Earlier, we outlined several water laws enacted by the “budget trailer bill,” Chapter 27.  We explained the consolidation provisions in a subsequent post. We now address the CEQA waiver introduced by Chapter 27.

As you know, public agencies must conduct a review of the environmental impact of projects they propose to undertake.  This review can be costly and take years to complete.

Section 6 of Chapter 27 allows agencies to avoid CEQA review for projects involving drought mitigation and to possibly curtail review for recycled water and groundwater replenishment projects.  This provision says:

“This division [containing CEQA] does not apply to a project that satisfies both of the following:  (1) The project is approved or carried out by a public agency for the purpose of mitigating drought conditions for which a state of emergency was proclaimed by the governor on January 17…(2) The project consists of the construction or expansion of recycled water pipe line and directly related infrastructure within the existing rights-of-way, if the project does not affect wetlands or sensitive habitat, and where the construction impacts are fully mitigated consistent with applicable law.” (Public Resources Code section 21080.08(A).)”

This provision remains effective during the governor’s state of emergency or until January 1, 2017, whichever occurs first. The exemption from CEQA review is comprehensive for drought mitigation projects. The exemption for recycled water projects or groundwater replenishment projects is less than appears.  Assuming the project will not impact wetlands for sensitive habitat, the agency must nonetheless adopt what amounts to a mitigated negative declaration.

Another exemption from CEQA is granted for building standards by state agencies for recycled water systems.  (Section 21080.45.) This exemption is effective July 1, 2017, and is repealed July 1, 2018. The exemption for building standards for recycled water systems seems insignificant because it will not be operable for two years and will expire a year later.

Finally, a CEQA exemption is granted to cities and counties for laws that “limit or prohibit the drilling of new or deeper groundwater wells” or “limit or prevent increased extractions from existing groundwater wells” by conditioning well permits or changing the intensity of land use that would increase the water demand.  (Section 21080.46.)  This exemption is effective during the governor’s state of emergency or until July 1, 2017, whichever occurs first, but remains operative until January 1, following the last date.

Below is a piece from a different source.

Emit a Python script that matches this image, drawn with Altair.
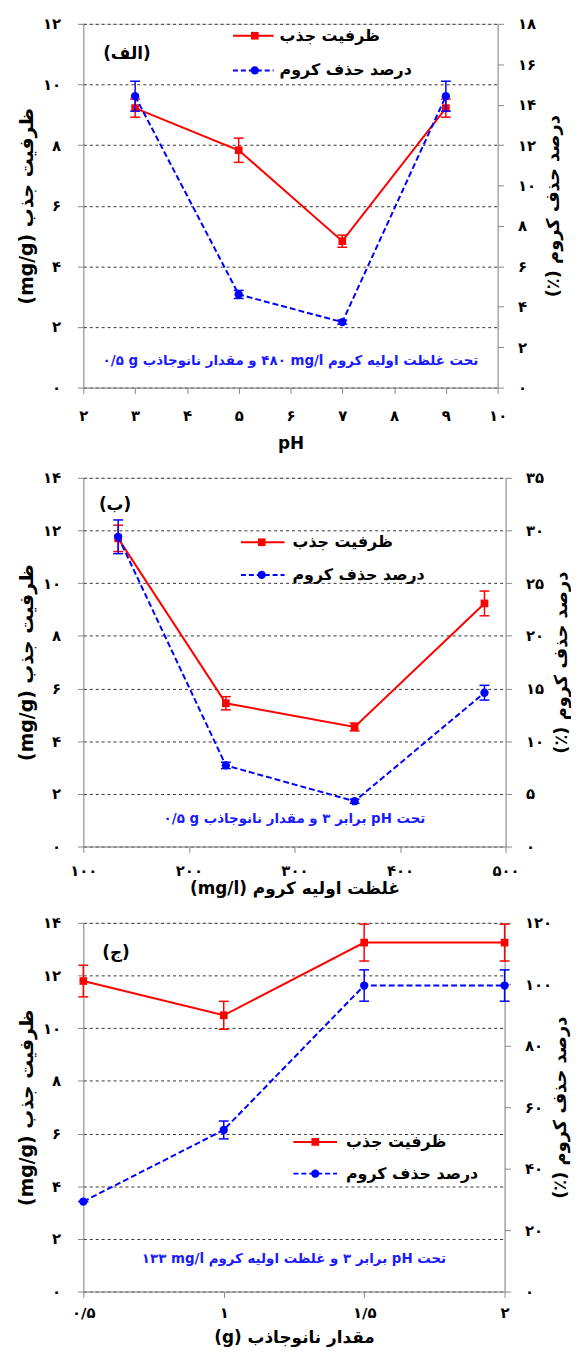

This last exemption is troubling.  In 1994, the California Supreme Court upheld the County of Tehama’s prohibition against exporting local groundwater based on the county’s land-use powers.  Since then, some cities and counties have taken a very expansive view of their land-use powers and others have even decided they can regulate groundwater without regard to land-use powers. Chapter 27 does not address whether land-use powers can be used to regulate a groundwater basin.  However, waiving CEQA review will encourage cities and counties to aggressively pursue groundwater regulation with or without reliance on their land use powers.  The Tehama decision created more problems than it solved. For example, cities and counties often overlie the same basin. These cities and counties can reach different conclusions on how to manage the basin.